A big problem with BSC is what critic Hannah Grace Long calls, “Prequelitis.” You see it all over the place with Star Wars, Star Trek, Batman, Game of Thrones and all other stories of an origin nature. When you’re writing a prequel, you can’t help but do a certain amount of dot-connecting. This is how Jimmy meets Mike. Check. This is how Mike meets Gus. Check. This is how Gus outwits the cartel. Check. Man we even get Gale Boetticher singing the periodic tables. Cool, or superfluous? You be the judge. Unlike Breaking Bad, which had a clear canvas on which to paint, Better Call Saul is bound to be a bit contrived. This leads to storytelling that is choppy, uneven and sometimes, disappointing. You can’t help but compare the prequel to the original. You can’t help but build up your expectations based on previous work. And when those expectations are not met, many fans can’t help but be disappointed. It is as inevitable as a heroin addict choking on her own vomit.
Vince Gilligan once said that Breaking Bad was really about the in-between moments. BSC was even moreso, but too often, it fell down on the job due to the viewing audience already knowing where the story was supposed to go.
The best example is Mike. In the episode, “Five-O,” Mike confesses his sins to his daughter-in-law after he relocates to Albuquerque. He asks her, “Can you live with it?” The next time we see Mike with his granddaughter, they are playing happily together. Given the nature of the crimes Mike admitted to Stacey, one would think she would have a hard time forgiving him, but she appears to do just that without any explanation as to how she made that emotional journey. This is something Breaking Bad would never have done. It couldn’t. In BB, we already know that Mike has a great relationship with his surviving family.

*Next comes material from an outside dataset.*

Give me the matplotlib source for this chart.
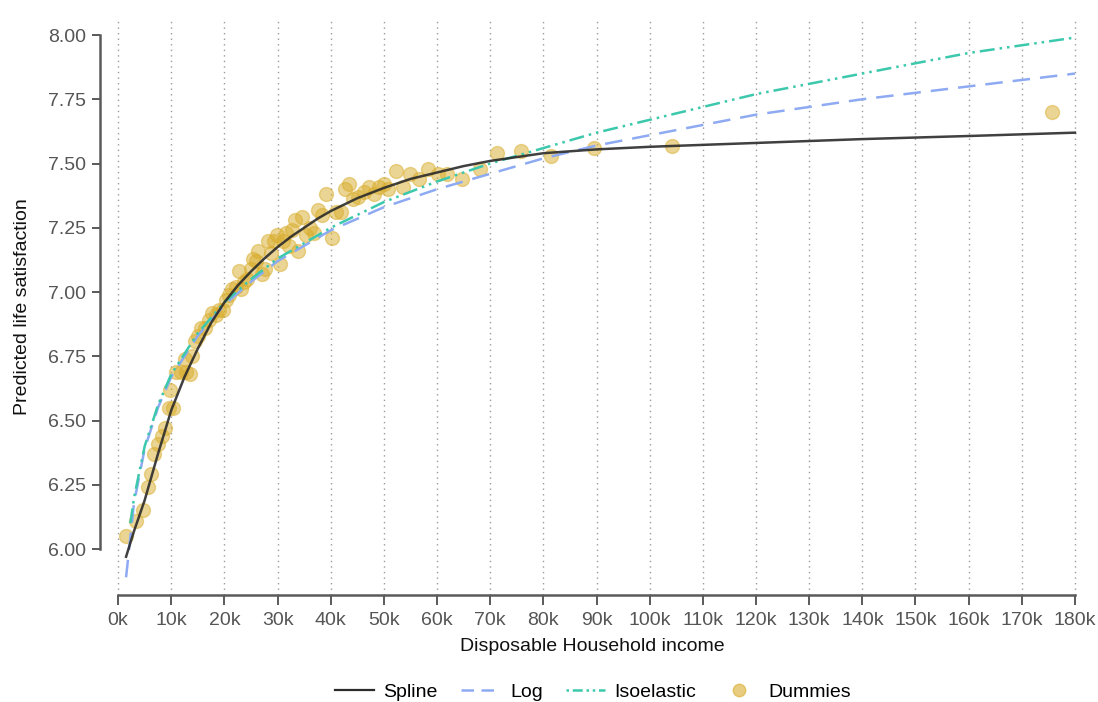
import numpy as np
import matplotlib.pyplot as plt
from matplotlib.lines import Line2D

# Data (income in thousands)
dummy_x = [1.5, 3.4, 4.7, 5.6, 6.2, 6.8, 7.5, 8.3, 8.8, 9.6, 10.3, 9.8, 10.9, 11.8, 12.8,
           13.5, 12.6, 13.9, 14.5, 15.0, 15.6, 16.4, 17.1, 17.7, 18.4, 19.0, 19.7, 20.3,
           20.9, 21.4, 22.2, 22.8, 23.1, 23.7, 24.3, 25.0, 25.4, 26.0, 26.3, 27.1, 27.6,
           28.2, 28.8, 29.3, 29.9, 30.5, 31.0, 31.6, 32.2, 32.7, 33.3, 33.9, 34.6, 35.4,
           36.1, 36.9, 37.6, 38.4, 39.1, 40.2, 41.0, 41.9, 42.7, 43.4, 44.2, 45.1, 46.3,
           47.2, 48.1, 49.1, 50.0, 50.8, 52.3, 53.6, 54.9, 56.6, 58.3, 60.2, 61.9, 64.7,
           68.1, 71.3, 75.8, 81.4, 89.5, 104.2, 175.7]
dummy_y = [6.05, 6.11, 6.15, 6.24, 6.29, 6.37, 6.41, 6.44, 6.47, 6.55, 6.55, 6.62, 6.69, 6.69, 6.69,
           6.68, 6.74, 6.75, 6.81, 6.83, 6.86, 6.86, 6.89, 6.92, 6.91, 6.93, 6.93, 6.97,
           6.99, 7.01, 7.02, 7.08, 7.01, 7.04, 7.05, 7.09, 7.13, 7.12, 7.16, 7.07, 7.09,
           7.20, 7.15, 7.20, 7.22, 7.11, 7.20, 7.23, 7.18, 7.24, 7.28, 7.16, 7.29, 7.22,
           7.25, 7.23, 7.32, 7.30, 7.38, 7.21, 7.31, 7.31, 7.40, 7.42, 7.36, 7.37, 7.39,
           7.41, 7.38, 7.41, 7.42, 7.40, 7.47, 7.41, 7.46, 7.44, 7.48, 7.46, 7.46, 7.44,
           7.48, 7.54, 7.55, 7.53, 7.56, 7.57, 7.70]

spline_x = [1.5, 3, 5, 7.5, 10, 12.5, 15, 17.5, 20, 22.5, 25, 27.5, 30, 32.5, 35, 37.5, 40,
            45, 50, 55, 60, 65, 70, 80, 90, 100, 120, 140, 160, 180]
spline_y = [5.97, 6.07, 6.19, 6.37, 6.54, 6.67, 6.78, 6.88, 6.96, 7.025, 7.08, 7.13, 7.175,
            7.215, 7.25, 7.285, 7.315, 7.365, 7.405, 7.44, 7.465, 7.49, 7.51, 7.54, 7.555,
            7.565, 7.58, 7.595, 7.607, 7.62]

log_x = [1.5, 3, 5, 7.5, 10, 15, 20, 25, 30, 40, 50, 60, 70, 80, 90, 100, 120, 140, 160, 180]
log_y = [5.89, 6.18, 6.39, 6.55, 6.67, 6.83, 6.95, 7.04, 7.12, 7.24, 7.33, 7.40, 7.46,
         7.52, 7.57, 7.61, 7.69, 7.75, 7.80, 7.85]

iso_x = [2.3, 3, 5, 7.5, 10, 15, 20, 25, 30, 40, 50, 60, 70, 80, 90, 100, 120, 140, 160, 180]
iso_y = [6.10, 6.20, 6.40, 6.56, 6.68, 6.84, 6.96, 7.05, 7.13, 7.25, 7.35, 7.43, 7.50,
         7.56, 7.62, 7.67, 7.77, 7.85, 7.93, 7.99]

x_ticks = list(range(0, 181, 10))
x_labels = [f'{t}k' for t in x_ticks]
y_ticks = [6.00, 6.25, 6.50, 6.75, 7.00, 7.25, 7.50, 7.75, 8.00]

plt.rcParams['font.family'] = ['Liberation Sans', 'DejaVu Sans']

fig = plt.figure(figsize=(10.98, 7.02), dpi=100)
ax = fig.add_axes([0.0911, 0.1524, 0.8976, 0.8219])

axis_col = '#5a5a5a'
c_spline = '#2b2b2b'
c_log = '#8eaaf2'
c_iso = '#3cc8ac'
c_dot = '#d9ad2b'

for t in x_ticks:
    ax.axvline(t, color='#9a9a9a', linestyle=(0, (1, 3)), linewidth=1.0, zorder=0)

ax.scatter(dummy_x, dummy_y, s=100, color=c_dot, alpha=0.5, edgecolors=c_dot,
           linewidths=1.0, zorder=2)
ax.plot(log_x, log_y, color=c_log, linewidth=1.8, linestyle=(0, (7, 4)), zorder=3)
ax.plot(iso_x, iso_y, color=c_iso, linewidth=1.8, linestyle=(0, (6, 2, 1, 2, 1, 2)), zorder=3)
ax.plot(spline_x, spline_y, color=c_spline, linewidth=1.8, alpha=0.9, zorder=4)

ax.set_xlim(-3.4, 182)
ax.set_ylim(5.821, 8.066)

for s in ['top', 'right']:
    ax.spines[s].set_visible(False)
ax.spines['left'].set_bounds(6.0, 8.0)
ax.spines['bottom'].set_bounds(0, 180)
for s in ['left', 'bottom']:
    ax.spines[s].set_color(axis_col)
    ax.spines[s].set_linewidth(1.8)

ax.set_xticks(x_ticks)
ax.set_xticklabels(x_labels)
ax.set_yticks(y_ticks)
ax.set_yticklabels([f'{v:.2f}' for v in y_ticks])
ax.tick_params(axis='both', direction='out', length=7, width=1.4, color=axis_col,
               labelcolor='#555555', labelsize=14)
ax.tick_params(axis='x', pad=5)
ax.tick_params(axis='y', length=6, pad=4)

ax.set_xlabel('Disposable Household income', fontsize=14, color='#111111', labelpad=7)
ax.set_ylabel('Predicted life satisfaction', fontsize=14, color='#111111', labelpad=12)

handles = [
    Line2D([], [], color=c_spline, linewidth=1.6),
    Line2D([], [], color=c_log, linewidth=1.8, linestyle=(0, (5, 3))),
    Line2D([], [], color=c_iso, linewidth=1.8, linestyle=(0, (1, 1.5, 4, 1.5, 1, 1.5))),
    Line2D([], [], marker='o', linestyle='none', markersize=9, color=c_dot, alpha=0.6),
]
fig.legend(handles, ['Spline', 'Log', 'Isoelastic', 'Dummies'], loc='center',
           bbox_to_anchor=(0.540, 0.014), ncol=4, frameon=False, fontsize=14,
           handlelength=2.0, columnspacing=1.2, handletextpad=0.5)

fig.savefig('out.png', dpi=100)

Therefore, BSC doesn’t have to go to the trouble of showing us how Mike gets there. This is lazy writing in the service of prequelitis.
I’m high-lighting the weaknesses of Better Call Saul, but it really is a solid series by prequel standards. The writing is very good, especially compared to most other dramatic fare today. If you like Breaking Bad, BSC is worth a look just to see how all of the pieces fit together. But when people try to tell you that BSc is superior, give them a verbal box cutter.

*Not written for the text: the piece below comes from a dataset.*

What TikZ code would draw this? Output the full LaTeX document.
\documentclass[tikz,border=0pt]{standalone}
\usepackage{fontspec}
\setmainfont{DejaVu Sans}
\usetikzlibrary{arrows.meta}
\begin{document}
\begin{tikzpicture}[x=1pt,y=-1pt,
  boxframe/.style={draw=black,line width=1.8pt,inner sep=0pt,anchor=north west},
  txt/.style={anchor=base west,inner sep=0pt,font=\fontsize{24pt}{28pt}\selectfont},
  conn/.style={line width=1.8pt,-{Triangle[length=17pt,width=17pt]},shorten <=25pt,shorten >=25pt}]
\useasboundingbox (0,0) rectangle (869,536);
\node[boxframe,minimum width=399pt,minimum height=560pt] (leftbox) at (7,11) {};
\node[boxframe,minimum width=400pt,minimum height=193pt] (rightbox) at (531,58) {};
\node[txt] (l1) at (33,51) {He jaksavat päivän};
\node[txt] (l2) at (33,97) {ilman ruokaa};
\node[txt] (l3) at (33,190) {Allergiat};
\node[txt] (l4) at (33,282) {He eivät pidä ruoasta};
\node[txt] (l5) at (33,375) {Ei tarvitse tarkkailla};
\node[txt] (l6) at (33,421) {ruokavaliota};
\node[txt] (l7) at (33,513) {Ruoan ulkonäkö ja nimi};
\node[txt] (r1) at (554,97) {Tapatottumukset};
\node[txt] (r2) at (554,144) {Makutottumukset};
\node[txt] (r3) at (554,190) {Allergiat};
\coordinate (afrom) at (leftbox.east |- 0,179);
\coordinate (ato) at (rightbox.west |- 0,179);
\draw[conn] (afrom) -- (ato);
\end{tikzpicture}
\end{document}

Last Friday marked the 10-year anniversary of the Breaking Bad series finale. I will be watching it this fall as a commemoration. I never tire of the show and still feel it is the best television series of all time. Better Call Saul is worthy, but Heisenberg’s shoes are impossible to fill. Anyone who tells you otherwise is engaging in wishcasting.
And Bethany, if you’re reading this and want to argue with me, come do it in person in Omaha. We’ll debate it over a pint at a place called Brazen Head pub. They don’t serve fried chicken with meth batter, but their fish and chips are excellent.